Developers are voicing dissatisfaction with these price increases, as they burn through credits faster. Wei Zhou of SemiAnalysis sees no immediate solution for lowering prices without major innovations in models or KVCache efficiency.

In response, CIOs are urged to consider "vibe coding" tools as an essential productivity expense, comparable to SaaS. Hinchcliffe states that the return on investment (ROI) remains strong: faster delivery, fewer errors, and increased productivity. The cost of these tools (a few thousand dollars per seat) remains far below a developer's annual salary (six figures).

However, Charlie Dai of Forrester offers a more nuanced view: for complex, large-scale projects, the cumulative cost of tools and senior oversight could match or exceed the cost of hiring a developer.

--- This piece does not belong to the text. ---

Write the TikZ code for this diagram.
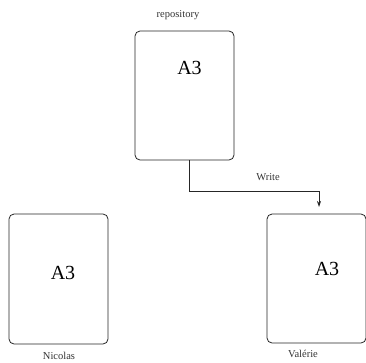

To control spending, analysts propose several strategies. Hinchcliffe suggests usage discipline, selecting the appropriate model for each task (small models for routine tasks, large ones for complex cases), and optimizing volume purchasing. Dai adds prompt and context engineering, using free tiers for experimentation, and a hybrid approach (vibe coding for prototyping, traditional coding for complex production work).

Bradley Shimmin of The Futurum Group warns that costs could rise as a company's codebase expands. The article concludes that companies must treat AI coding assistants as a strategic investment in productivity rather than a free or cheap commodity, requiring careful budget management and optimization strategies to maximize value while controlling costs.